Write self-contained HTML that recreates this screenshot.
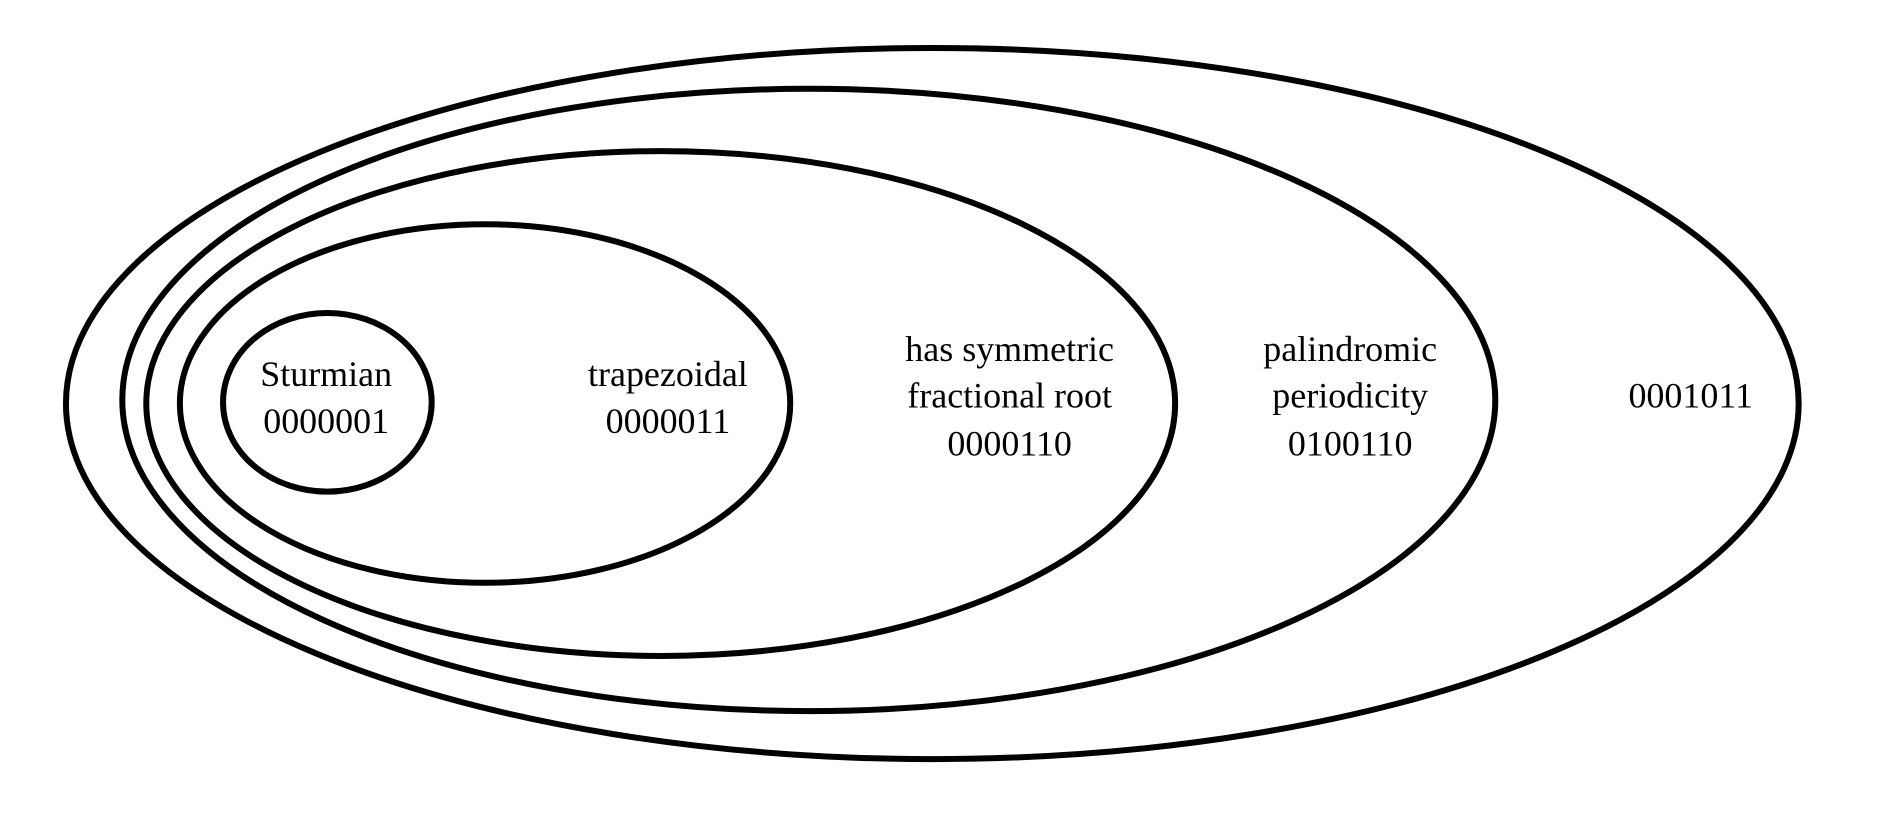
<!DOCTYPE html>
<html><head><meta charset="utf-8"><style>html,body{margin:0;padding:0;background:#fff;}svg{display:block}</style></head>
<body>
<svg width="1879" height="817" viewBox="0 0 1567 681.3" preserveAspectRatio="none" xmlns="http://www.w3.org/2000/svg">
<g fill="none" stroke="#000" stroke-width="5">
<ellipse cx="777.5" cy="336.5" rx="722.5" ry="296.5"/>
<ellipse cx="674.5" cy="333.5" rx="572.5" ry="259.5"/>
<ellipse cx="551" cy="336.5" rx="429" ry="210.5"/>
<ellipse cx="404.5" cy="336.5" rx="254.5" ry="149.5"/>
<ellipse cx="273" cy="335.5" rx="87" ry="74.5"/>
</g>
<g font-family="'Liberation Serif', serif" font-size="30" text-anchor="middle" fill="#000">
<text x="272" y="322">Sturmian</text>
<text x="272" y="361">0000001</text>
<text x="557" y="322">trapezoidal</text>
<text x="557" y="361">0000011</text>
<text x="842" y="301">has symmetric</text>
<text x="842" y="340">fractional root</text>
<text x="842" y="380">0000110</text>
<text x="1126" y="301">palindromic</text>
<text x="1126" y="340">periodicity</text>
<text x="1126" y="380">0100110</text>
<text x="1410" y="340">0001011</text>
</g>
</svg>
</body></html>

════════════════════

Make an exact copy of the whole listing, but don't bring over any pictures.

RESULT
Write self-contained HTML that recreates this screenshot.
<!DOCTYPE html>
<html><head><meta charset="utf-8"><style>html,body{margin:0;padding:0;background:#fff;}svg{display:block}</style></head>
<body>
<svg width="1879" height="817" viewBox="0 0 1567 681.3" preserveAspectRatio="none" xmlns="http://www.w3.org/2000/svg">
<g fill="none" stroke="#000" stroke-width="5">
<ellipse cx="777.5" cy="336.5" rx="722.5" ry="296.5"/>
<ellipse cx="674.5" cy="333.5" rx="572.5" ry="259.5"/>
<ellipse cx="551" cy="336.5" rx="429" ry="210.5"/>
<ellipse cx="404.5" cy="336.5" rx="254.5" ry="149.5"/>
<ellipse cx="273" cy="335.5" rx="87" ry="74.5"/>
</g>
<g font-family="'Liberation Serif', serif" font-size="30" text-anchor="middle" fill="#000">
<text x="272" y="322">Sturmian</text>
<text x="272" y="361">0000001</text>
<text x="557" y="322">trapezoidal</text>
<text x="557" y="361">0000011</text>
<text x="842" y="301">has symmetric</text>
<text x="842" y="340">fractional root</text>
<text x="842" y="380">0000110</text>
<text x="1126" y="301">palindromic</text>
<text x="1126" y="340">periodicity</text>
<text x="1126" y="380">0100110</text>
<text x="1410" y="340">0001011</text>
</g>
</svg>
</body></html>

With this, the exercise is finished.